Naquela época, a Fórmula 1 já tinha mudado bastante e até hoje é conhecida como um ambiente duro, muito desafiador e de muita pressão. Seu tio chegou a te dar algum conselho em relação a isso, uma vez que ele também já esteve lá nos anos 80?
Não, de forma alguma. Sempre quis fazer as coisas do meu jeito e por isso nunca pedi a ele qualquer tipo de ajuda ou dicas. Queria aprender com meus próprios erros.
As notícias da época diziam que, no dia da corrida, você estava usando um cordão com a aliança de casamento do seu pai pendurada nele. O que esse gesto tão especial representou para você e sua família?
Sim, isso é verdade. Minha mãe me deu a aliança quando comecei a correr, para me dar sorte. E desde então, uso toda vez vez que entro em um carro.
Antes da largada, dava para ver as nuvens negras sobre a área do hairpin. Sendo alemão, e provavelmente bom conhecedor do clima da região, foi você quem pediu para voltar ao pitlane e pedir para colocar os pneus intermediários ou a decisão foi apenas da equipe?
Na verdade, eu vi aquelas nuvens chegando e disse a eles, pelo rádio, que já tinha algumas gotas na minha viseira. Isso quando eu já estava a 500 metros da entrada dos boxes. Depois de algum silêncio, faltando apenas 50 metros, eles mandaram eu entrar e trocar os pneus. Nessa hora, era o Mike Gascoyne, o diretor técnico na época, quem já tinha tomado a decisão.
Em 2007, liderando o GP da Europa |
Eu não podia acreditar naquilo! Mas estava tão focado em fazer meu trabalho nessa hora... Eu nunca tinha guiado um carro de Fórmula 1 na chuva, então você pode imaginar que não havia nem tempo para ficar feliz por liderar a corrida.
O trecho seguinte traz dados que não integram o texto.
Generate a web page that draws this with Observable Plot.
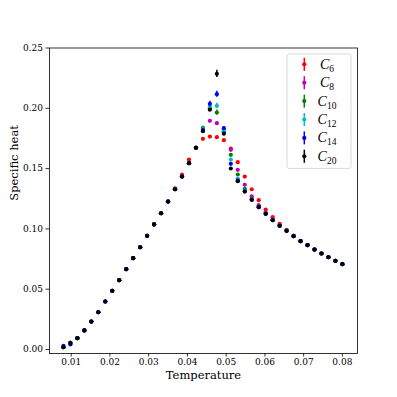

Depois que você abandonou, na 13ª volta, qual era o clima no paddock?
Quando voltei aos boxes, a equipe toda estava feliz e sorrindo. Eu estava muito feliz e enlouquecido com tudo aquilo, no bom sentido. Era como se fosse um sonho. Nem fiquei com raiva por não ter terminado a corrida. Eu estava feliz por algo divertido e que aconteceu em um dia especial da minha vida.
Infelizmente, a Spyker decidiu continuar a temporada com o Sakon Yamamoto e não com você. O motivo foi apenas a falta de patrocínio ou teve outro motivo?
Nenhum outro motivo. Foi falta de grana mesmo.
Nenhuma outra equipe te chamou com uma oferta na mesa? Você chegou a tentar conseguir ajuda de patrocinadores locais? O que aconteceu depois?
Não houve nenhuma oferta ou algo parecido, mas eu também estava correndo no DTM em 2007, então direcionei meu foco para me tornar um piloto de fábrica da Audi em 2008, o que funcionou muito bem para mim. Não fiquei chateado por não ter continuado na Fórmula 1, mesmo se eu quisesse ter feito a toda a temporada.
Depois desse momento tão especial e com o fim do sonho da Fórmula 1, você teve grandes momentos competindo de turismo, incluindo os títulos do FIA GT1 em 2012 e do Blancpain em 2018, além de ter vencido as 24 Horas de Spa-Francorchamps e de Nürburgring. Fazendo um retrospecto, como você avalia tudo o que conquistou no automobilismo até agora?
Sou absolutamente feliz por tudo o que conquistei nesses últimos anos e com a Audi e espero que venha muito mais!